1. As ovelhas e o Pastor

– O Evangelho deste ano litúrgico é muito breve mas contém os elementos fundamentais para compreender o alcance da imagem do pastor e do rebanho: “Eu dou-lhes a vida eterna”… Aonde é que nos leva o Bom Pastor? À vida eterna.
– A sequência ou os passos que o Evangelho apresenta são muito claros:
Primeiro: as ovelhas escutam a voz de Jesus.
Segundo: Jesus conhece-as e as ovelhas seguem o pastor.
Terceiro: o pastor dá-lhes a vida eterna e as ovelhas ficam sempre com Ele e com o Pai.
– Escutar: é mais do que ouvir simplesmente. É um processo psicológico que exige atenção, interesse, tomada de consciência das razões que são apresentadas… Note-se que, na primeira leitura, todos ouvem mas, quem não escuta são os judeus e as senhoras piedosas, os que julgavam que já sabiam tudo sobre Deus…
– Conhecer e seguir: não basta ficar a contemplar o que se ouve e a dizer que se concorda e que é muito interessante. O conhecimento é recíproco: Jesus conhece e as ovelhas conhecem Jesus porque se estabelece uma relação mútua entre o pastor e as ovelhas. Quem toma a iniciativa e vai adiante é Jesus. As ovelhas seguem pelo mesmo caminho de Jesus quando conformam o seu pensar, o seu sentir, o seu querer, o seu estilo de vida e a forma de atuar com as palavras e com a vida de Jesus.
– Dar a vida eterna: a oferta de salvação é para todos, embora, como aparece também na primeira leitura, alguns recusem a proposta… Mas vê-se também nas palavras de Paulo dirigidas aos judeus que há que fazer escolhas: “era a vós, primeiro…” Quer dizer que tudo depende da aceitação ou não da proposta… Sobre a vida eterna fala o livro do Apocalipse (2ª leitura): “Nunca mais terão fome nem sede, nem o sol ou o vento ardente cairão sobre eles… Deus enxugará as lágrimas dos seus olhos”… Quando se escuta o Bom Pastor e se segue nunca mais se quebra a relação…

2. Nas dificuldades é o bom Pastor que conduz
– Escutámos no livro dos Atos dos Apóstolos como a oposição e a perseguição aos anunciadores do Evangelho começou bem cedo e esta situação tem acompanhado a Igreja ao longo dos séculos…
– Hoje, a perseguição aos cristãos tem muitas caras, e a situação das comunidades cristãs não é fácil… Verifica-se o abandono da prática religiosa… E não são só as gerações mais novas… Tanta gente pergunta: para que é que vou lá? Para ser pior do que os outros (quem diz isto considera-se sempre bom!…)

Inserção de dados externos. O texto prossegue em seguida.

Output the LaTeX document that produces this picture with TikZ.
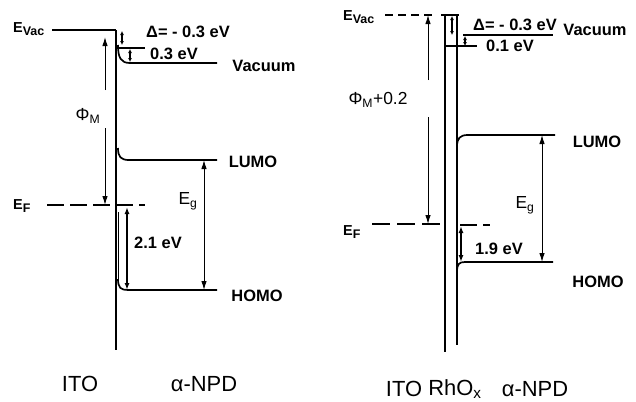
\documentclass[tikz,border=0pt]{standalone}
\usepackage{fontspec}
\setmainfont{Liberation Sans}
\usetikzlibrary{arrows.meta}
\newcommand{\esub}[2]{#1\raisebox{-3.5bp}{\fontsize{12.5}{14}\selectfont #2}}
\begin{document}
\begin{tikzpicture}[x=1bp,y=-1bp,
  barline/.style={line width=2.4bp},
  lvl/.style={line width=1.7bp},
  thinline/.style={line width=0.9bp},
  bigarr/.style={line width=1bp,-{Latex[length=9bp,width=5.5bp]}},
  dblarr/.style={line width=1bp,{Latex[length=9bp,width=5.5bp]}-{Latex[length=9bp,width=5.5bp]}},
  medarr/.style={line width=1.5bp,{Latex[length=7bp,width=5bp]}-{Latex[length=7bp,width=5bp]}},
  tinyarr/.style={line width=1.2bp,{Latex[length=4bp,width=4bp]}-{Latex[length=4bp,width=4bp]}},
  dashlvl/.style={line width=1.7bp,dash pattern=on 17bp off 6bp},
  lbl/.style={font=\fontsize{16.5}{18}\selectfont\bfseries, inner sep=0pt},
  elbl/.style={font=\fontsize{14.5}{16}\selectfont\bfseries, inner sep=0pt},
  txt/.style={font=\fontsize{17.5}{20}\selectfont, inner sep=0pt},
  bigtxt/.style={font=\fontsize{22}{26}\selectfont, inner sep=0pt},
]
\useasboundingbox (0,0) rectangle (636,401);
% ================= LEFT =================
\coordinate (LvacL) at (52,30);
\coordinate (LitoT) at (116,30);
\coordinate (LitoB) at (116,350);
\draw[lvl] (LvacL) -- (LitoT);
\draw[barline] (LitoT) -- (LitoB);
% vacuum level alpha-NPD
\coordinate (LvS) at (118,45);
\coordinate (LvE) at (217,63);
\draw[lvl] (LvS) .. controls (118,58) and (121,63) .. (130,63) -- (LvE);
% tick for 0.3 eV
\coordinate (LtA) at (117,48);
\coordinate (LtB) at (145,48);
\draw[lvl] (LtA) -- (LtB);
% Delta arrow
\coordinate (LdT) at (122,31);
\coordinate (LdB) at (122,45);
\draw[tinyarr] (LdT) -- (LdB);
% 0.3 eV arrow
\coordinate (L3T) at (130,49);
\coordinate (L3B) at (130,62);
\draw[tinyarr] (L3T) -- (L3B);
% LUMO
\coordinate (LlS) at (118,148);
\coordinate (LlE) at (217,160);
\draw[lvl] (LlS) .. controls (118,157) and (121,160) .. (129,160) -- (LlE);
% interface line and HOMO
\coordinate (LiT) at (118,212);
\coordinate (LiB) at (118,279);
\draw[thinline] (LiT) -- (LiB);
\coordinate (LhE) at (217,290);
\draw[lvl] (LiB) .. controls (118,288) and (121,290) .. (128,290) -- (LhE);
% E_F dashed
\coordinate (LfL) at (47,205);
\coordinate (LfR) at (145,205);
\draw[dashlvl] (LfL) -- (LfR);
% Phi_M arrow
\coordinate (LpT) at (105,37);
\coordinate (LpG1) at (105,90);
\coordinate (LpG2) at (105,128);
\coordinate (LpB) at (105,205);
\draw[bigarr] (LpG1) -- (LpT);
\draw[bigarr] (LpG2) -- (LpB);
% 2.1 eV arrow
\coordinate (L21T) at (127,207);
\coordinate (L21B) at (127,290);
\draw[medarr] (L21T) -- (L21B);
% E_g arrow
\coordinate (LgT) at (204,160);
\coordinate (LgB) at (204,290);
\draw[dblarr] (LgT) -- (LgB);
% labels
\node[elbl, anchor=west] (LEvac) at (13,29) {\esub{E}{Vac}};
\node[lbl] (LDelta) at (188,32) {Δ= - 0.3 eV};
\node[lbl] (L03) at (174,54) {0.3 eV};
\node[lbl] (LVac) at (264,66) {Vacuum};
\node[txt] (LPhi) at (88,116) {Φ\textsubscript{M}};
\node[lbl] (LLUMO) at (253,162) {LUMO};
\node[txt] (LEg) at (188,201) {E\textsubscript{g}};
\node[elbl, anchor=west] (LEF) at (13,206) {\esub{E}{F}};
\node[lbl] (L21) at (158,243) {2.1 eV};
\node[lbl] (LHOMO) at (257,296) {HOMO};
\node[bigtxt] (LITO) at (80,384) {ITO};
\node[bigtxt] (LNPD) at (204,384) {α-NPD};
% ================= RIGHT =================
\coordinate (RitoT) at (445,15);
\coordinate (RitoB) at (445,352);
\coordinate (RrhT) at (457,15);
\coordinate (RrhB) at (457,345);
\draw[barline] (RitoT) -- (RitoB);
\draw[barline] (RrhT) -- (RrhB);
\coordinate (RbarL) at (441,15);
\coordinate (RbarR) at (459,15);
\draw[lvl] (RbarL) -- (RbarR);
% E_vac dashed
\coordinate (RvL) at (385,15);
\coordinate (RvR) at (432,15);
\draw[lvl, dash pattern=on 8bp off 5bp] (RvL) -- (RvR);
% Phi_M + 0.2 arrow
\coordinate (RpT) at (428,15);
\coordinate (RpG1) at (428,80);
\coordinate (RpG2) at (428,117);
\coordinate (RpB) at (428,224);
\draw[bigarr] (RpG1) -- (RpT);
\draw[bigarr] (RpG2) -- (RpB);
% Delta arrow
\coordinate (RdT) at (452,16);
\coordinate (RdB) at (452,35);
\draw[tinyarr] (RdT) -- (RdB);
% vacuum alpha-NPD
\coordinate (RvacS) at (463,35);
\coordinate (RvacE) at (553,35);
\draw[lvl] (RvacS) -- (RvacE);
% tick
\coordinate (RtA) at (445,46);
\coordinate (RtB) at (477,46);
\draw[lvl] (RtA) -- (RtB);
% 0.1 eV arrow
\coordinate (R1T) at (465,36);
\coordinate (R1B) at (465,46);
\draw[tinyarr] (R1T) -- (R1B);
% LUMO
\coordinate (RlS) at (457,147);
\coordinate (RlE) at (555,135);
\draw[lvl] (RlS) .. controls (457,138) and (460,135) .. (468,135) -- (RlE);
% HOMO
\coordinate (RhS) at (457,272);
\coordinate (RhE) at (553,262);
\draw[lvl] (RhS) .. controls (457,264) and (459,262) .. (465,262) -- (RhE);
% E_F dashed
\coordinate (RfL) at (372,224);
\coordinate (RfR) at (440,224);
\draw[lvl, dash pattern=on 18bp off 7bp] (RfL) -- (RfR);
\coordinate (RfL2) at (460,225);
\coordinate (RfR2) at (490,225);
\draw[lvl, dash pattern=on 17bp off 6bp] (RfL2) -- (RfR2);
% 1.9 eV arrow
\coordinate (R19T) at (461,226);
\coordinate (R19B) at (461,262);
\draw[medarr] (R19T) -- (R19B);
% E_g arrow
\coordinate (RgT) at (542,135);
\coordinate (RgB) at (542,262);
\draw[dblarr] (RgT) -- (RgB);
% labels
\node[elbl, anchor=west] (REvac) at (343,17) {\esub{E}{Vac}};
\node[lbl] (RDelta) at (515,25) {Δ= - 0.3 eV};
\node[lbl] (RVac) at (595,30) {Vacuum};
\node[lbl] (R01) at (510,46) {0.1 eV};
\node[txt] (RPhi) at (378,100) {Φ\textsubscript{M}+0.2};
\node[lbl] (RLUMO) at (597,142) {LUMO};
\node[txt] (REg) at (525,205) {E\textsubscript{g}};
\node[elbl, anchor=west] (REF) at (343,232) {\esub{E}{F}};
\node[lbl] (R19) at (499,249) {1.9 eV};
\node[lbl] (RHOMO) at (598,282) {HOMO};
\node[bigtxt] (RITO) at (404,389) {ITO};
\node[bigtxt] (RRh) at (455,389) {RhO\textsubscript{x}};
\node[bigtxt] (RNPD) at (535,389) {α-NPD};
\end{tikzpicture}
\end{document}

– O indiferentismo, hoje, ganha tais proporções que a afirmação mais comum é dizer que é “agnóstico” (já nem se tem a frontalidade de dizer que é “ateu”… É mais ‘light’ dizer que é agnóstico…)
– Mesmo dentro da Igreja, há tensões entre as diferentes sensibilidades de viver a fé: movimentos, estruturas eclesiais, orientações pastorais diferentes,…

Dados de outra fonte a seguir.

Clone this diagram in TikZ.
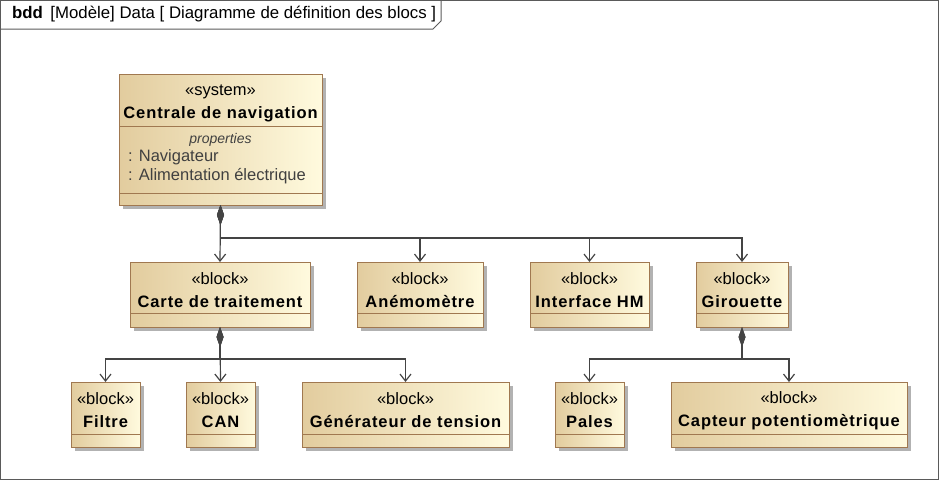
\documentclass[tikz,border=0pt]{standalone}
\usepackage{fontspec}
\setmainfont{Liberation Sans}
\newfontfamily\blkfont[LetterSpace=5.5]{Liberation Sans}
\usetikzlibrary{positioning,shadows,arrows.meta}
\definecolor{tanL}{RGB}{226,204,158}
\definecolor{tanR}{RGB}{255,250,222}
\definecolor{bdr}{RGB}{160,120,80}
\definecolor{ln}{RGB}{68,68,68}
\definecolor{frm}{RGB}{90,90,90}
\begin{document}
\begin{tikzpicture}[x=1pt,y=-1pt,
    blk/.style={draw=bdr, line width=1pt, outer sep=0pt, inner sep=0pt,
      left color=tanL, right color=tanR, align=center,
      drop shadow={shadow xshift=4pt, shadow yshift=-4pt, fill=black!30, opacity=1},
      font=\fontsize{16.5}{23}\selectfont},
    comp/.style={draw=ln, line width=1.2pt,
      {Diamond[length=20pt,width=7pt]}-{Straight Barb[length=7pt,width=11pt]}},
    prop/.style={anchor=west, inner sep=0pt, text=black!75,
      font=\fontsize{16.5}{18}\selectfont}]
    \useasboundingbox (0,0) rectangle (939,480);
    \draw[frm, line width=1pt] (0.5,0.5) rectangle (938.5,479.5);
    \draw[frm, line width=1pt] (0,29) -- (433,29) -- (441,21) -- (441,0);
    \node[anchor=west, inner sep=0pt, font=\fontsize{16.8}{18}\selectfont] (title) at (12,14)
    {\textbf{bdd}\, [Modèle] Data [ Diagramme de définition des blocs ]};

    % system block
    \node[blk, minimum width=203, minimum height=52] (main) at (220.5,100)
    {\rule{0pt}{18pt}«system»\\{\blkfont\bfseries Centrale de navigation}};
    \node[blk, minimum width=203, minimum height=67, below=0pt of main] (main-p) {};
    \node[blk, minimum width=203, minimum height=12, below=0pt of main-p] (main-c) {};
    \node[inner sep=0pt, font=\fontsize{14}{16}\selectfont\itshape, text=black!75]
    (props) at (220.5,140) {properties};
    \node[prop] (nav) at (128,157) {: Navigateur};
    \node[prop] (alim) at (128,176) {: Alimentation électrique};

    % blocks
    \foreach \n/\x/\w/\t in {carte/220/180/Carte de traitement,
      anemo/420/126/Anémomètre, ihm/589.5/119/Interface HM, gir/742/92/Girouette}
    {
      \node[blk, minimum width=\w, minimum height=51] (\n) at (\x,287.5)
      {\rule{0pt}{17pt}«block»\\{\blkfont\bfseries \t}};
      \node[blk, minimum width=\w, minimum height=14, below=0pt of \n] (\n-c) {};
    }
    \foreach \n/\x/\w/\t in {filtre/105.5/69/Filtre, can/220.5/69/CAN,
      gen/405.5/207/Générateur de tension, pales/589.5/69/Pales,
      capt/789/236/Capteur potentiomètrique}
    {
      \node[blk, minimum width=\w, minimum height=52] (\n) at (\x,408)
      {\rule{0pt}{17pt}«block»\\{\blkfont\bfseries \t}};
      \node[blk, minimum width=\w, minimum height=13, below=0pt of \n] (\n-c) {};
    }

    \coordinate (bus1) at (0,238);
    \coordinate (bus2) at (0,359);
    \draw[comp] (main-c.south) -- (carte.north);
    \foreach \n in {anemo,ihm,gir}
      \draw[comp] (main-c.south) |- (bus1 -| \n.north) -- (\n.north);
    \draw[comp] (carte-c.south) -- (can.north);
    \foreach \n in {filtre,gen}
      \draw[comp] (carte-c.south) |- (bus2 -| \n.north) -- (\n.north);
    \foreach \n in {pales,capt}
      \draw[comp] (gir-c.south) |- (bus2 -| \n.north) -- (\n.north);
  \end{tikzpicture}
\end{document}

– Neste contexto, também nós, como certamente fizeram os primeiros cristãos, poderemos perguntar: quem é que nos orienta? Em quem é que podemos confiar?… É nestes momentos que a imagem do bom pastor se enquadra melhor: nós temos um guia, alguém que cuida de nós e nos protege: é Cristo, o bom pastor…

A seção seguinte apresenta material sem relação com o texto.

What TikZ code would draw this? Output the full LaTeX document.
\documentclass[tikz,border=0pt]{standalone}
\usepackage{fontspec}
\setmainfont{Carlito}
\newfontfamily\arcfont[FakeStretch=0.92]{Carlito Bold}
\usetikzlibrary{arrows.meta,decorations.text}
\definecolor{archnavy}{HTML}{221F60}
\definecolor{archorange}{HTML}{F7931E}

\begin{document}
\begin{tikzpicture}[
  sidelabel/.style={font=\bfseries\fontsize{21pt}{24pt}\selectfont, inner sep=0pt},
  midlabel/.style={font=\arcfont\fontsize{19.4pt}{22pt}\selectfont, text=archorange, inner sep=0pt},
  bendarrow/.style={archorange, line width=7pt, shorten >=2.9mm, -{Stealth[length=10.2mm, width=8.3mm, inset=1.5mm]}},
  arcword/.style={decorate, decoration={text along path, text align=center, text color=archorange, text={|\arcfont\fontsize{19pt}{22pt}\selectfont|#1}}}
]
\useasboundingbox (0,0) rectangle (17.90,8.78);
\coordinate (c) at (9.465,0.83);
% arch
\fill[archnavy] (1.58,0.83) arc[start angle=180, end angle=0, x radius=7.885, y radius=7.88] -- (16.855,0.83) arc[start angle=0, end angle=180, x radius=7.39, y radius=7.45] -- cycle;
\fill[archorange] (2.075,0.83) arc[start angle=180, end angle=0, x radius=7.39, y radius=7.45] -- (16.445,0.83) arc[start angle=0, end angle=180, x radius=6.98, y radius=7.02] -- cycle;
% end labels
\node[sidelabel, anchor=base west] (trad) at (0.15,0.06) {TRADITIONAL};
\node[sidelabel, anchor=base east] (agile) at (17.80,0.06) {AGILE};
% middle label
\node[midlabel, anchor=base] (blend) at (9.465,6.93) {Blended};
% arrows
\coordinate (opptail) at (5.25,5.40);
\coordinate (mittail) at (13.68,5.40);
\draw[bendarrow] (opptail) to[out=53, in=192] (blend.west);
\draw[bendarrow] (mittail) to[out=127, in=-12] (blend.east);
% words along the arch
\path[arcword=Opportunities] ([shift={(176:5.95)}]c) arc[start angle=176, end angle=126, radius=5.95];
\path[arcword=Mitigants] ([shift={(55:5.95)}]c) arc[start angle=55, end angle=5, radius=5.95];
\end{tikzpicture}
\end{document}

– Também podemos perguntar: que rebanho é que nós somos? As comunidades cristãs parecem tão diferentes!… Há grupos que reivindicam a sua autonomia e procuram afirmar-se contestando a orientação dos pastores e recuperando modelos do passado!… Certamente que precisamos de nos reagrupar, de construir comunidades mais solidárias, onde as pessoas se sintam mais próximas… que constituam verdadeiras redes de amigos, prontos a colaborar e não a construir barreiras…
– Todos precisamos de rever o nosso seguimento e olhar para o único bom pastor, que é ao mesmo tempo “o Cordeiro que conduz às fontes de água viva” (2ª leitura).